(Code that draws figures)

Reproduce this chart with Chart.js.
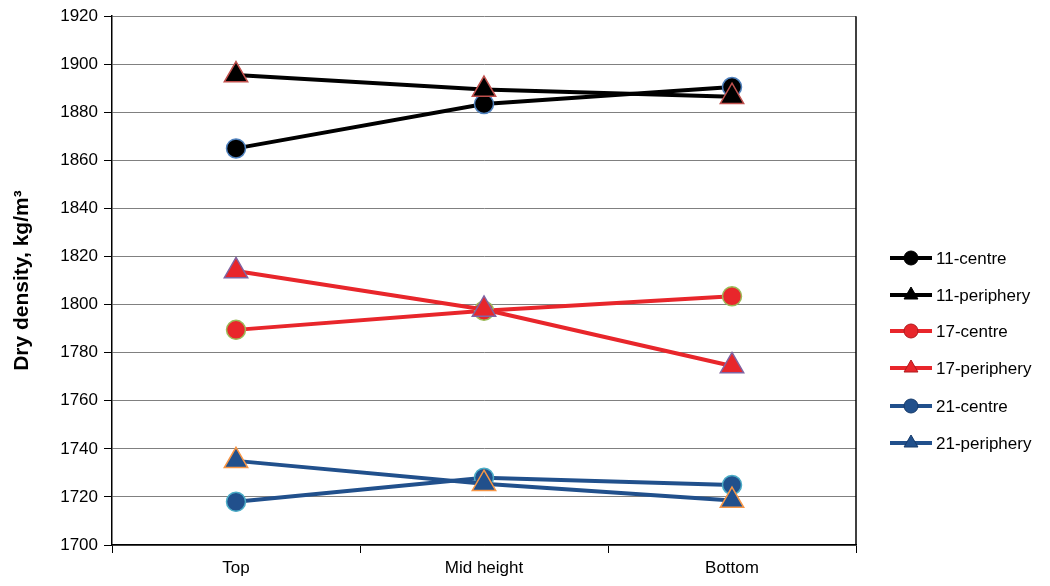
<!DOCTYPE html>
<html>
<head>
<meta charset="utf-8">
<script src="https://cdn.jsdelivr.net/npm/chart.js@4"></script>
<style>
  html, body { margin: 0; padding: 0; background: #fff; }
  #wrap { width: 1050px; height: 586px; }
</style>
</head>
<body>
<div id="wrap"><canvas id="myChart" width="1050" height="586"></canvas></div>
<script>
const positions = ["Top", "Mid height", "Bottom"];
const yTicks = [1700, 1720, 1740, 1760, 1780, 1800, 1820, 1840, 1860, 1880, 1900, 1920];
const seriesNames = ["11-centre", "11-periphery", "17-centre", "17-periphery", "21-centre", "21-periphery"];
const c11 = [1865, 1883.5, 1890.5];
const p11 = [1895.5, 1889.5, 1886.5];
const c17 = [1789.5, 1797.5, 1803.5];
const p17 = [1814, 1798, 1774.5];
const c21 = [1718, 1728, 1725];
const p21 = [1735, 1725.5, 1718.5];

const lineColors = ["#000000", "#000000", "#e8262b", "#e8262b", "#21508c", "#21508c"];
const markerBorders = ["#4f81bd", "#c0504d", "#9bbb59", "#8064a2", "#4bacc6", "#f79646"];
const markerStyles = ["circle", "triangle", "circle", "triangle", "circle", "triangle"];
const allValues = [c11, p11, c17, p17, c21, p21];

Chart.defaults.font.family = "'Liberation Sans', Arial, sans-serif";
Chart.defaults.color = "#000";

const datasets = seriesNames.map(function (name, i) {
  return {
    label: name,
    data: allValues[i],
    order: seriesNames.length - i, // later series on top, like the original
    borderColor: lineColors[i],
    backgroundColor: lineColors[i],
    borderWidth: 4,
    pointStyle: markerStyles[i],
    pointRadius: markerStyles[i] === "circle" ? 9.5 : 13.5,
    pointBackgroundColor: lineColors[i],
    pointBorderColor: markerBorders[i],
    pointBorderWidth: 1.5,
    tension: 0
  };
});

// right frame line + legend with line and marker
const extras = {
  id: "extras",
  afterDraw(chart) {
    const ctx = chart.ctx;
    const a = chart.chartArea;
    ctx.save();
    ctx.strokeStyle = "#000";
    ctx.lineWidth = 1.5;
    ctx.beginPath();
    ctx.moveTo(a.right, a.top);
    ctx.lineTo(a.right, a.bottom);
    ctx.stroke();

    const rowY = [258, 295, 331, 368, 406, 443];
    chart.data.datasets.forEach(function (ds, i) {
      const y = rowY[i];
      ctx.strokeStyle = ds.borderColor;
      ctx.lineWidth = 4;
      ctx.beginPath();
      ctx.moveTo(890, y);
      ctx.lineTo(932, y);
      ctx.stroke();
      ctx.fillStyle = ds.borderColor;
      ctx.strokeStyle = i < 2 ? ds.borderColor : (i < 4 ? "#b01a1e" : "#163a6a");
      ctx.lineWidth = 1;
      Chart.helpers.drawPoint(ctx, {
        pointStyle: ds.pointStyle,
        radius: ds.pointStyle === "circle" ? 7 : 8,
        rotation: 0,
        borderWidth: 1
      }, 911, y);
      ctx.fillStyle = "#000";
      ctx.font = "17px 'Liberation Sans', Arial, sans-serif";
      ctx.textBaseline = "middle";
      ctx.textAlign = "left";
      ctx.fillText(ds.label, 936, y + 1);
    });
    ctx.restore();
  }
};

new Chart(document.getElementById("myChart"), {
  type: "line",
  data: {
    labels: positions,
    datasets: datasets
  },
  options: {
    responsive: false,
    animation: false,
    layout: { padding: { left: 0, right: 194, top: 16, bottom: 0 } },
    plugins: {
      legend: { display: false },
      tooltip: { enabled: false }
    },
    scales: {
      x: {
        type: "category",
        offset: true,
        grid: {
          offset: true,
          drawOnChartArea: false,
          drawTicks: true,
          tickLength: 8,
          tickColor: "#000"
        },
        border: { color: "#000", width: 1.5 },
        ticks: { font: { size: 17 }, padding: 5, color: "#000" },
        afterFit(scale) { scale.height = 41; }
      },
      y: {
        min: 1700,
        max: 1920,
        afterBuildTicks(scale) {
          scale.ticks = yTicks.map(function (v) { return { value: v }; });
        },
        grid: {
          color: "#808080",
          lineWidth: 1,
          tickLength: 8,
          tickColor: "#000"
        },
        border: { color: "#000", width: 1.5 },
        ticks: {
          font: { size: 17 },
          padding: 6,
          color: "#000",
          callback: function (v) { return String(v); }
        },
        title: {
          display: true,
          text: "Dry density, kg/m³",
          font: { size: 21, weight: "bold" },
          color: "#000",
          padding: { top: 10, bottom: 0 }
        },
        afterFit(scale) { scale.width = 112; }
      }
    }
  },
  plugins: [extras]
});
</script>
</body>
</html>
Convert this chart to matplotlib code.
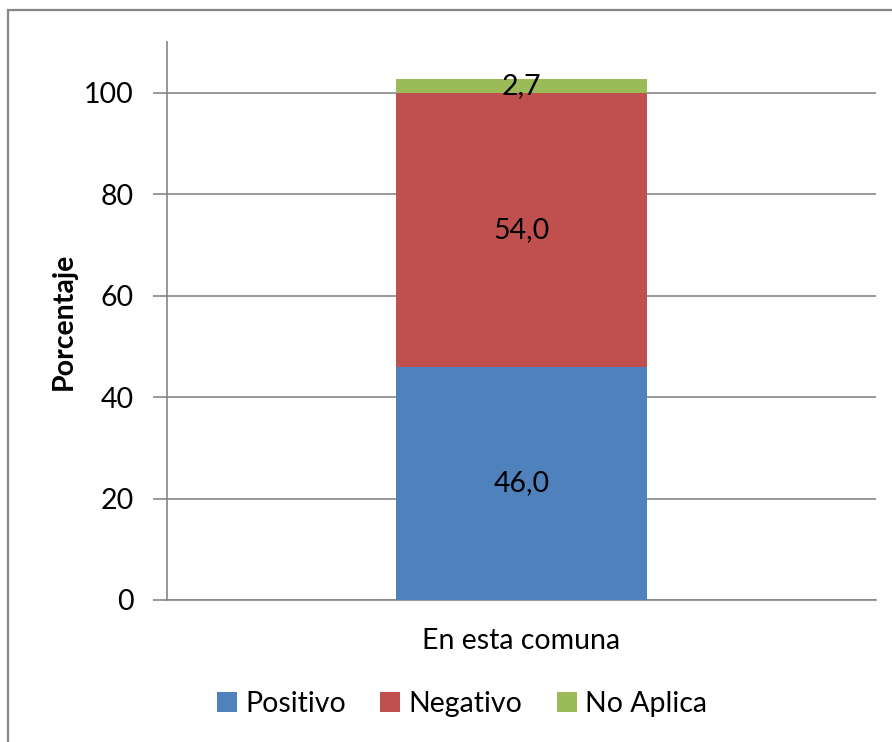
import matplotlib
matplotlib.use("Agg")
import matplotlib.pyplot as plt
from matplotlib.patches import Rectangle

categories = ["En esta comuna"]
series_names = ["Positivo", "Negativo", "No Aplica"]
positivo = [46.0]
negativo = [54.0]
no_aplica = [2.7]
colors = ["#4F81BD", "#C0504D", "#9BBB59"]
yticks = [0, 20, 40, 60, 80, 100]

plt.rcParams['font.family'] = ['Lato', 'DejaVu Sans']
FS = 20.5

fig = plt.figure(figsize=(8.92, 7.42), dpi=100)
ax = fig.add_axes([167/892, 1-600/742, (876-167)/892, (600-42)/742])

x = list(range(len(categories)))
bottom = [0.0]*len(categories)
for name, vals, c in zip(series_names, [positivo, negativo, no_aplica], colors):
    bars = ax.bar(x, vals, width=0.354, bottom=bottom, color=c, label=name, zorder=3)
    for b, v, b0 in zip(bars, vals, bottom):
        ax.text(b.get_x()+b.get_width()/2, b0+v/2, f"{v:.1f}".replace('.', ','),
                ha='center', va='center', fontsize=FS, zorder=4)
    bottom = [b0+v for b0, v in zip(bottom, vals)]

ax.set_xlim(-0.5, 0.5)
ax.set_ylim(0, 110)
ax.set_yticks(yticks)
ax.set_xticks(x)
ax.set_xticklabels(categories, fontsize=FS)
ax.tick_params(axis='y', labelsize=FS, length=10, width=1.2, color='#868686', pad=14)
ax.tick_params(axis='x', length=0, pad=20)
ax.yaxis.grid(True, color='#868686', linewidth=1.2, zorder=0)
for s in ['top', 'right']:
    ax.spines[s].set_visible(False)
for s in ['left', 'bottom']:
    ax.spines[s].set_color('#868686')
    ax.spines[s].set_linewidth(1.2)
ax.set_ylabel("Porcentaje", fontsize=FS, fontweight='bold', labelpad=5)

leg = fig.legend(loc='center', bbox_to_anchor=(462/892, 1-704/742), ncol=3, frameon=False,
                 fontsize=FS, handlelength=0.7, handleheight=0.7, handletextpad=0.3, columnspacing=1.2)

fig.patches.append(Rectangle((8/892, -0.1), 1.2, 1-9.5/742+0.1, transform=fig.transFigure,
                             fill=False, edgecolor='#868686', linewidth=1.6))

fig.savefig("out.png", dpi=100)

• _Work to be completed_
Restate the whole listing above exactly, please, omitting every image.

• _Task result_
Reproduce this chart with Chart.js.
<!DOCTYPE html>
<html>
<head>
<meta charset="utf-8">
<script src="https://cdn.jsdelivr.net/npm/chart.js@4"></script>
<style>
  html, body { margin: 0; padding: 0; background: #fff; }
  #wrap { width: 1050px; height: 586px; }
</style>
</head>
<body>
<div id="wrap"><canvas id="myChart" width="1050" height="586"></canvas></div>
<script>
const positions = ["Top", "Mid height", "Bottom"];
const yTicks = [1700, 1720, 1740, 1760, 1780, 1800, 1820, 1840, 1860, 1880, 1900, 1920];
const seriesNames = ["11-centre", "11-periphery", "17-centre", "17-periphery", "21-centre", "21-periphery"];
const c11 = [1865, 1883.5, 1890.5];
const p11 = [1895.5, 1889.5, 1886.5];
const c17 = [1789.5, 1797.5, 1803.5];
const p17 = [1814, 1798, 1774.5];
const c21 = [1718, 1728, 1725];
const p21 = [1735, 1725.5, 1718.5];

const lineColors = ["#000000", "#000000", "#e8262b", "#e8262b", "#21508c", "#21508c"];
const markerBorders = ["#4f81bd", "#c0504d", "#9bbb59", "#8064a2", "#4bacc6", "#f79646"];
const markerStyles = ["circle", "triangle", "circle", "triangle", "circle", "triangle"];
const allValues = [c11, p11, c17, p17, c21, p21];

Chart.defaults.font.family = "'Liberation Sans', Arial, sans-serif";
Chart.defaults.color = "#000";

const datasets = seriesNames.map(function (name, i) {
  return {
    label: name,
    data: allValues[i],
    order: seriesNames.length - i, // later series on top, like the original
    borderColor: lineColors[i],
    backgroundColor: lineColors[i],
    borderWidth: 4,
    pointStyle: markerStyles[i],
    pointRadius: markerStyles[i] === "circle" ? 9.5 : 13.5,
    pointBackgroundColor: lineColors[i],
    pointBorderColor: markerBorders[i],
    pointBorderWidth: 1.5,
    tension: 0
  };
});

// right frame line + legend with line and marker
const extras = {
  id: "extras",
  afterDraw(chart) {
    const ctx = chart.ctx;
    const a = chart.chartArea;
    ctx.save();
    ctx.strokeStyle = "#000";
    ctx.lineWidth = 1.5;
    ctx.beginPath();
    ctx.moveTo(a.right, a.top);
    ctx.lineTo(a.right, a.bottom);
    ctx.stroke();

    const rowY = [258, 295, 331, 368, 406, 443];
    chart.data.datasets.forEach(function (ds, i) {
      const y = rowY[i];
      ctx.strokeStyle = ds.borderColor;
      ctx.lineWidth = 4;
      ctx.beginPath();
      ctx.moveTo(890, y);
      ctx.lineTo(932, y);
      ctx.stroke();
      ctx.fillStyle = ds.borderColor;
      ctx.strokeStyle = i < 2 ? ds.borderColor : (i < 4 ? "#b01a1e" : "#163a6a");
      ctx.lineWidth = 1;
      Chart.helpers.drawPoint(ctx, {
        pointStyle: ds.pointStyle,
        radius: ds.pointStyle === "circle" ? 7 : 8,
        rotation: 0,
        borderWidth: 1
      }, 911, y);
      ctx.fillStyle = "#000";
      ctx.font = "17px 'Liberation Sans', Arial, sans-serif";
      ctx.textBaseline = "middle";
      ctx.textAlign = "left";
      ctx.fillText(ds.label, 936, y + 1);
    });
    ctx.restore();
  }
};

new Chart(document.getElementById("myChart"), {
  type: "line",
  data: {
    labels: positions,
    datasets: datasets
  },
  options: {
    responsive: false,
    animation: false,
    layout: { padding: { left: 0, right: 194, top: 16, bottom: 0 } },
    plugins: {
      legend: { display: false },
      tooltip: { enabled: false }
    },
    scales: {
      x: {
        type: "category",
        offset: true,
        grid: {
          offset: true,
          drawOnChartArea: false,
          drawTicks: true,
          tickLength: 8,
          tickColor: "#000"
        },
        border: { color: "#000", width: 1.5 },
        ticks: { font: { size: 17 }, padding: 5, color: "#000" },
        afterFit(scale) { scale.height = 41; }
      },
      y: {
        min: 1700,
        max: 1920,
        afterBuildTicks(scale) {
          scale.ticks = yTicks.map(function (v) { return { value: v }; });
        },
        grid: {
          color: "#808080",
          lineWidth: 1,
          tickLength: 8,
          tickColor: "#000"
        },
        border: { color: "#000", width: 1.5 },
        ticks: {
          font: { size: 17 },
          padding: 6,
          color: "#000",
          callback: function (v) { return String(v); }
        },
        title: {
          display: true,
          text: "Dry density, kg/m³",
          font: { size: 21, weight: "bold" },
          color: "#000",
          padding: { top: 10, bottom: 0 }
        },
        afterFit(scale) { scale.width = 112; }
      }
    }
  },
  plugins: [extras]
});
</script>
</body>
</html>
Convert this chart to matplotlib code.
import matplotlib
matplotlib.use("Agg")
import matplotlib.pyplot as plt
from matplotlib.patches import Rectangle

categories = ["En esta comuna"]
series_names = ["Positivo", "Negativo", "No Aplica"]
positivo = [46.0]
negativo = [54.0]
no_aplica = [2.7]
colors = ["#4F81BD", "#C0504D", "#9BBB59"]
yticks = [0, 20, 40, 60, 80, 100]

plt.rcParams['font.family'] = ['Lato', 'DejaVu Sans']
FS = 20.5

fig = plt.figure(figsize=(8.92, 7.42), dpi=100)
ax = fig.add_axes([167/892, 1-600/742, (876-167)/892, (600-42)/742])

x = list(range(len(categories)))
bottom = [0.0]*len(categories)
for name, vals, c in zip(series_names, [positivo, negativo, no_aplica], colors):
    bars = ax.bar(x, vals, width=0.354, bottom=bottom, color=c, label=name, zorder=3)
    for b, v, b0 in zip(bars, vals, bottom):
        ax.text(b.get_x()+b.get_width()/2, b0+v/2, f"{v:.1f}".replace('.', ','),
                ha='center', va='center', fontsize=FS, zorder=4)
    bottom = [b0+v for b0, v in zip(bottom, vals)]

ax.set_xlim(-0.5, 0.5)
ax.set_ylim(0, 110)
ax.set_yticks(yticks)
ax.set_xticks(x)
ax.set_xticklabels(categories, fontsize=FS)
ax.tick_params(axis='y', labelsize=FS, length=10, width=1.2, color='#868686', pad=14)
ax.tick_params(axis='x', length=0, pad=20)
ax.yaxis.grid(True, color='#868686', linewidth=1.2, zorder=0)
for s in ['top', 'right']:
    ax.spines[s].set_visible(False)
for s in ['left', 'bottom']:
    ax.spines[s].set_color('#868686')
    ax.spines[s].set_linewidth(1.2)
ax.set_ylabel("Porcentaje", fontsize=FS, fontweight='bold', labelpad=5)

leg = fig.legend(loc='center', bbox_to_anchor=(462/892, 1-704/742), ncol=3, frameon=False,
                 fontsize=FS, handlelength=0.7, handleheight=0.7, handletextpad=0.3, columnspacing=1.2)

fig.patches.append(Rectangle((8/892, -0.1), 1.2, 1-9.5/742+0.1, transform=fig.transFigure,
                             fill=False, edgecolor='#868686', linewidth=1.6))

fig.savefig("out.png", dpi=100)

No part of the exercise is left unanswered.